Given information:
>>

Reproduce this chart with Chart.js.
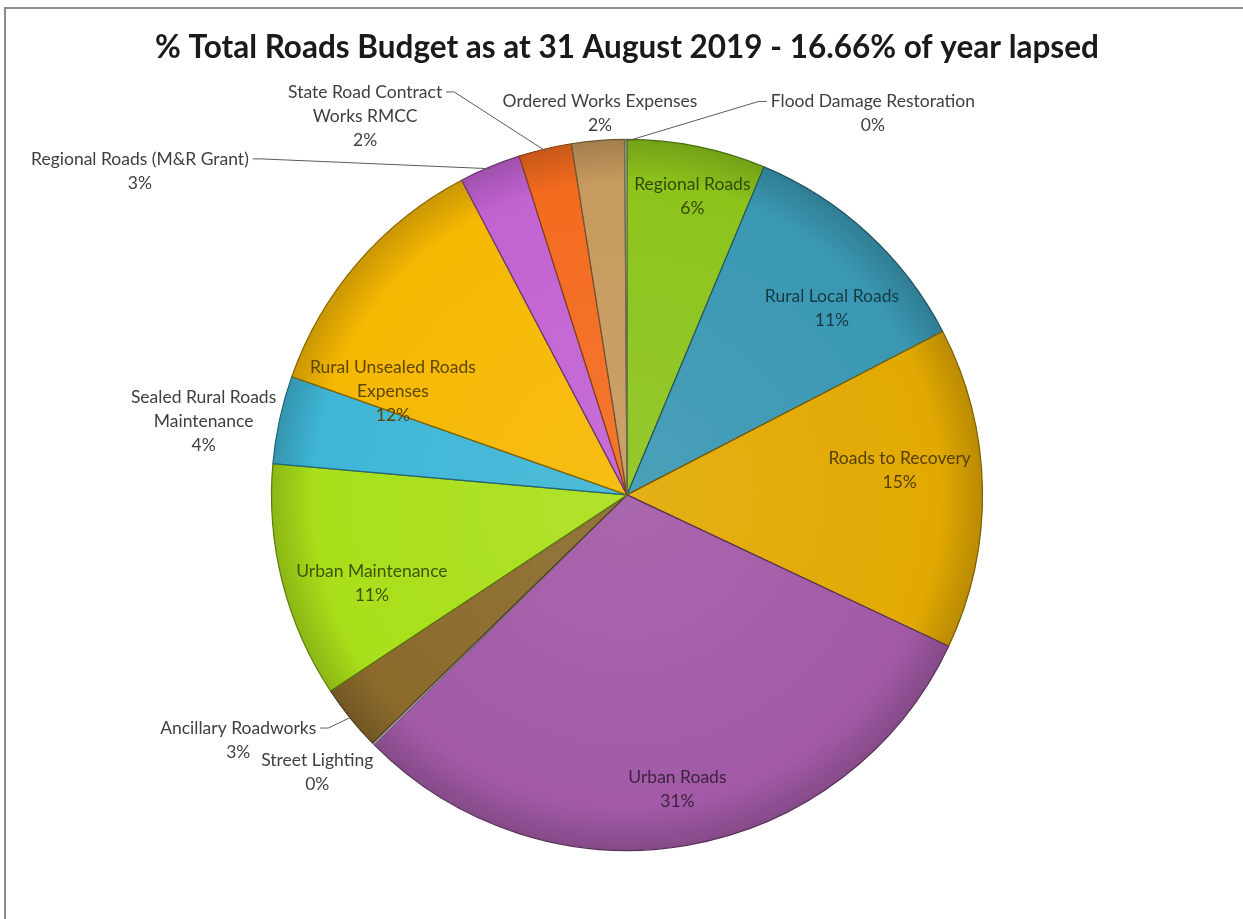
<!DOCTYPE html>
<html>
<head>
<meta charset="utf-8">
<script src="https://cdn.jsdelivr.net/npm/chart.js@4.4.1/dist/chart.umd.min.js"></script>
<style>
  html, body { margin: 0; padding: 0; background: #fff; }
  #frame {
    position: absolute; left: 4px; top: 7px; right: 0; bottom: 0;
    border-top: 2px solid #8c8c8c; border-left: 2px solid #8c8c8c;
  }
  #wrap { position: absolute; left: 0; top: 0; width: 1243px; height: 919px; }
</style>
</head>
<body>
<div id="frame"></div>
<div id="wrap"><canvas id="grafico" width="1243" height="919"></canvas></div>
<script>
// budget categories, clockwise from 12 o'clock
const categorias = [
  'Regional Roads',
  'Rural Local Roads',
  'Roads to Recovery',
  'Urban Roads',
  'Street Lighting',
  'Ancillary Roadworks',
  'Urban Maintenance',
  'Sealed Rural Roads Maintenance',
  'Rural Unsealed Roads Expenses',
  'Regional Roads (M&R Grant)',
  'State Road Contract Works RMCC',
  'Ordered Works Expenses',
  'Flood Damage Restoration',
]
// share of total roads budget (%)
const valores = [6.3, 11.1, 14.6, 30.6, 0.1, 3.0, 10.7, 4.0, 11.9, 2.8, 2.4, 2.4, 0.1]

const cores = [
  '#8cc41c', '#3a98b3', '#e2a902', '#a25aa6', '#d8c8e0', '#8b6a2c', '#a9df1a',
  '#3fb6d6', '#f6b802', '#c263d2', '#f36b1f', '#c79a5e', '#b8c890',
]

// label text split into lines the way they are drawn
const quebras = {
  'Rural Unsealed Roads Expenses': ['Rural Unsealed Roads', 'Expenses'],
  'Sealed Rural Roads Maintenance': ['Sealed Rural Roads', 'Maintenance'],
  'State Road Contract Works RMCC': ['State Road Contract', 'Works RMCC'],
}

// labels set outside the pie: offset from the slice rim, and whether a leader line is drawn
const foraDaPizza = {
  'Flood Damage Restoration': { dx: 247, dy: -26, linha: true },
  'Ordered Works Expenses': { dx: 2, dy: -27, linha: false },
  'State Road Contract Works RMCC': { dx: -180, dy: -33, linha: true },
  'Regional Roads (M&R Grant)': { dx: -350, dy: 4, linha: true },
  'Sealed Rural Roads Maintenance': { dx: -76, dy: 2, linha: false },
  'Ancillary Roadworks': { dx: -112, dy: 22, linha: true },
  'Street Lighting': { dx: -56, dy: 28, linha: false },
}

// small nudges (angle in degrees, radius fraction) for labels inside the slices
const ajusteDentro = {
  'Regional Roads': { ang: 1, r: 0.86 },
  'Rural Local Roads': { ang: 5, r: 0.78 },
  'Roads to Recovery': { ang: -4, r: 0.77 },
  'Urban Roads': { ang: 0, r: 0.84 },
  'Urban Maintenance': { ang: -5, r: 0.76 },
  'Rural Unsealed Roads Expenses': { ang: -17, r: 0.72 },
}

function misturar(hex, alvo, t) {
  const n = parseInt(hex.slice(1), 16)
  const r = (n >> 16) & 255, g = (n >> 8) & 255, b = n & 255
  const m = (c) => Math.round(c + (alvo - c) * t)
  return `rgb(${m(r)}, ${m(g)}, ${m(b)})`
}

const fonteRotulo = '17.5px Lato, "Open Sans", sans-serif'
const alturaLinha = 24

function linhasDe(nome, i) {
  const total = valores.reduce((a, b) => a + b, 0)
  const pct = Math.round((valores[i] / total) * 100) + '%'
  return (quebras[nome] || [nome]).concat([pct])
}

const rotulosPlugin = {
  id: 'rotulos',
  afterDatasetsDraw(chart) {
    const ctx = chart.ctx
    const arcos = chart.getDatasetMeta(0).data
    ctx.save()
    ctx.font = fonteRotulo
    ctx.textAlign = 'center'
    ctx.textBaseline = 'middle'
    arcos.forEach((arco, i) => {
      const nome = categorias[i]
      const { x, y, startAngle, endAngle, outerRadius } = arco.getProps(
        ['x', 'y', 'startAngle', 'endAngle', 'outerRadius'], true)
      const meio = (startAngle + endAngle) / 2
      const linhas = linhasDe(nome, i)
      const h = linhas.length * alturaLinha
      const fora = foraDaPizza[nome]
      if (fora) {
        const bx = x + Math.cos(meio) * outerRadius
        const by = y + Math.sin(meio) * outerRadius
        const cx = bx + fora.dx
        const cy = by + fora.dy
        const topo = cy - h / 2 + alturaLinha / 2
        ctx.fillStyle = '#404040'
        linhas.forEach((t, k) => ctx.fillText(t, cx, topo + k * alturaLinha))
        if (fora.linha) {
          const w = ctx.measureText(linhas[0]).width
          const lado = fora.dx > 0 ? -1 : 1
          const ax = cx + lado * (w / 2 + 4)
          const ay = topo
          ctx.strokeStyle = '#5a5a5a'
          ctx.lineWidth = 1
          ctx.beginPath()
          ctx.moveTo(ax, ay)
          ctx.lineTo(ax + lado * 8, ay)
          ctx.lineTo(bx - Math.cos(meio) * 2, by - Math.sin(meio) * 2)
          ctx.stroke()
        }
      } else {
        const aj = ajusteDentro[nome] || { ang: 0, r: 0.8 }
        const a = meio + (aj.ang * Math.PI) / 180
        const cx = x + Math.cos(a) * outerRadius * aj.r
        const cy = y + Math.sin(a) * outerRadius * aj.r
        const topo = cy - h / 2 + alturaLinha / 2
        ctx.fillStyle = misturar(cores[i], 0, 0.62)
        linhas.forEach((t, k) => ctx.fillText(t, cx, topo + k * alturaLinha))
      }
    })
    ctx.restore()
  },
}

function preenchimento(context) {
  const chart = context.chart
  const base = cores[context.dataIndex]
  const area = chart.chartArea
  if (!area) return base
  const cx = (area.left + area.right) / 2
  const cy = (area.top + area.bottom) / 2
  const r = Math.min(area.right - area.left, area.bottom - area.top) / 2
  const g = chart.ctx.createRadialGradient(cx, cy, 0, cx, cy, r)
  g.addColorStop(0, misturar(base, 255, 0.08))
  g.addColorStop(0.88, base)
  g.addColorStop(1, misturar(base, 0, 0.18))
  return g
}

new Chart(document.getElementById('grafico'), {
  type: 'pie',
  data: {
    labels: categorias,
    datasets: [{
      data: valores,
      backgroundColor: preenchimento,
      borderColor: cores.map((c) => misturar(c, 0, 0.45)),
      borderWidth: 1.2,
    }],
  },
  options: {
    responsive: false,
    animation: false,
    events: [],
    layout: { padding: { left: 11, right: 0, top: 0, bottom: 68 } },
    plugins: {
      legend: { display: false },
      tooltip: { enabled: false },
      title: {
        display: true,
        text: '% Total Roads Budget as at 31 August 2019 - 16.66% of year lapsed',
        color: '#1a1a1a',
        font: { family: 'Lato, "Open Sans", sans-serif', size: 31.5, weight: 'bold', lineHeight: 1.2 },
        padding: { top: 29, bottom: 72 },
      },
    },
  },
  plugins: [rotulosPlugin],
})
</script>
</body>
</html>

<<

Description of the task: Omit the pictures, then output the rest of the listing exactly.

Answer for the task:
Reproduce this chart with Chart.js.
<!DOCTYPE html>
<html>
<head>
<meta charset="utf-8">
<script src="https://cdn.jsdelivr.net/npm/chart.js@4.4.1/dist/chart.umd.min.js"></script>
<style>
  html, body { margin: 0; padding: 0; background: #fff; }
  #frame {
    position: absolute; left: 4px; top: 7px; right: 0; bottom: 0;
    border-top: 2px solid #8c8c8c; border-left: 2px solid #8c8c8c;
  }
  #wrap { position: absolute; left: 0; top: 0; width: 1243px; height: 919px; }
</style>
</head>
<body>
<div id="frame"></div>
<div id="wrap"><canvas id="grafico" width="1243" height="919"></canvas></div>
<script>
// budget categories, clockwise from 12 o'clock
const categorias = [
  'Regional Roads',
  'Rural Local Roads',
  'Roads to Recovery',
  'Urban Roads',
  'Street Lighting',
  'Ancillary Roadworks',
  'Urban Maintenance',
  'Sealed Rural Roads Maintenance',
  'Rural Unsealed Roads Expenses',
  'Regional Roads (M&R Grant)',
  'State Road Contract Works RMCC',
  'Ordered Works Expenses',
  'Flood Damage Restoration',
]
// share of total roads budget (%)
const valores = [6.3, 11.1, 14.6, 30.6, 0.1, 3.0, 10.7, 4.0, 11.9, 2.8, 2.4, 2.4, 0.1]

const cores = [
  '#8cc41c', '#3a98b3', '#e2a902', '#a25aa6', '#d8c8e0', '#8b6a2c', '#a9df1a',
  '#3fb6d6', '#f6b802', '#c263d2', '#f36b1f', '#c79a5e', '#b8c890',
]

// label text split into lines the way they are drawn
const quebras = {
  'Rural Unsealed Roads Expenses': ['Rural Unsealed Roads', 'Expenses'],
  'Sealed Rural Roads Maintenance': ['Sealed Rural Roads', 'Maintenance'],
  'State Road Contract Works RMCC': ['State Road Contract', 'Works RMCC'],
}

// labels set outside the pie: offset from the slice rim, and whether a leader line is drawn
const foraDaPizza = {
  'Flood Damage Restoration': { dx: 247, dy: -26, linha: true },
  'Ordered Works Expenses': { dx: 2, dy: -27, linha: false },
  'State Road Contract Works RMCC': { dx: -180, dy: -33, linha: true },
  'Regional Roads (M&R Grant)': { dx: -350, dy: 4, linha: true },
  'Sealed Rural Roads Maintenance': { dx: -76, dy: 2, linha: false },
  'Ancillary Roadworks': { dx: -112, dy: 22, linha: true },
  'Street Lighting': { dx: -56, dy: 28, linha: false },
}

// small nudges (angle in degrees, radius fraction) for labels inside the slices
const ajusteDentro = {
  'Regional Roads': { ang: 1, r: 0.86 },
  'Rural Local Roads': { ang: 5, r: 0.78 },
  'Roads to Recovery': { ang: -4, r: 0.77 },
  'Urban Roads': { ang: 0, r: 0.84 },
  'Urban Maintenance': { ang: -5, r: 0.76 },
  'Rural Unsealed Roads Expenses': { ang: -17, r: 0.72 },
}

function misturar(hex, alvo, t) {
  const n = parseInt(hex.slice(1), 16)
  const r = (n >> 16) & 255, g = (n >> 8) & 255, b = n & 255
  const m = (c) => Math.round(c + (alvo - c) * t)
  return `rgb(${m(r)}, ${m(g)}, ${m(b)})`
}

const fonteRotulo = '17.5px Lato, "Open Sans", sans-serif'
const alturaLinha = 24

function linhasDe(nome, i) {
  const total = valores.reduce((a, b) => a + b, 0)
  const pct = Math.round((valores[i] / total) * 100) + '%'
  return (quebras[nome] || [nome]).concat([pct])
}

const rotulosPlugin = {
  id: 'rotulos',
  afterDatasetsDraw(chart) {
    const ctx = chart.ctx
    const arcos = chart.getDatasetMeta(0).data
    ctx.save()
    ctx.font = fonteRotulo
    ctx.textAlign = 'center'
    ctx.textBaseline = 'middle'
    arcos.forEach((arco, i) => {
      const nome = categorias[i]
      const { x, y, startAngle, endAngle, outerRadius } = arco.getProps(
        ['x', 'y', 'startAngle', 'endAngle', 'outerRadius'], true)
      const meio = (startAngle + endAngle) / 2
      const linhas = linhasDe(nome, i)
      const h = linhas.length * alturaLinha
      const fora = foraDaPizza[nome]
      if (fora) {
        const bx = x + Math.cos(meio) * outerRadius
        const by = y + Math.sin(meio) * outerRadius
        const cx = bx + fora.dx
        const cy = by + fora.dy
        const topo = cy - h / 2 + alturaLinha / 2
        ctx.fillStyle = '#404040'
        linhas.forEach((t, k) => ctx.fillText(t, cx, topo + k * alturaLinha))
        if (fora.linha) {
          const w = ctx.measureText(linhas[0]).width
          const lado = fora.dx > 0 ? -1 : 1
          const ax = cx + lado * (w / 2 + 4)
          const ay = topo
          ctx.strokeStyle = '#5a5a5a'
          ctx.lineWidth = 1
          ctx.beginPath()
          ctx.moveTo(ax, ay)
          ctx.lineTo(ax + lado * 8, ay)
          ctx.lineTo(bx - Math.cos(meio) * 2, by - Math.sin(meio) * 2)
          ctx.stroke()
        }
      } else {
        const aj = ajusteDentro[nome] || { ang: 0, r: 0.8 }
        const a = meio + (aj.ang * Math.PI) / 180
        const cx = x + Math.cos(a) * outerRadius * aj.r
        const cy = y + Math.sin(a) * outerRadius * aj.r
        const topo = cy - h / 2 + alturaLinha / 2
        ctx.fillStyle = misturar(cores[i], 0, 0.62)
        linhas.forEach((t, k) => ctx.fillText(t, cx, topo + k * alturaLinha))
      }
    })
    ctx.restore()
  },
}

function preenchimento(context) {
  const chart = context.chart
  const base = cores[context.dataIndex]
  const area = chart.chartArea
  if (!area) return base
  const cx = (area.left + area.right) / 2
  const cy = (area.top + area.bottom) / 2
  const r = Math.min(area.right - area.left, area.bottom - area.top) / 2
  const g = chart.ctx.createRadialGradient(cx, cy, 0, cx, cy, r)
  g.addColorStop(0, misturar(base, 255, 0.08))
  g.addColorStop(0.88, base)
  g.addColorStop(1, misturar(base, 0, 0.18))
  return g
}

new Chart(document.getElementById('grafico'), {
  type: 'pie',
  data: {
    labels: categorias,
    datasets: [{
      data: valores,
      backgroundColor: preenchimento,
      borderColor: cores.map((c) => misturar(c, 0, 0.45)),
      borderWidth: 1.2,
    }],
  },
  options: {
    responsive: false,
    animation: false,
    events: [],
    layout: { padding: { left: 11, right: 0, top: 0, bottom: 68 } },
    plugins: {
      legend: { display: false },
      tooltip: { enabled: false },
      title: {
        display: true,
        text: '% Total Roads Budget as at 31 August 2019 - 16.66% of year lapsed',
        color: '#1a1a1a',
        font: { family: 'Lato, "Open Sans", sans-serif', size: 31.5, weight: 'bold', lineHeight: 1.2 },
        padding: { top: 29, bottom: 72 },
      },
    },
  },
  plugins: [rotulosPlugin],
})
</script>
</body>
</html>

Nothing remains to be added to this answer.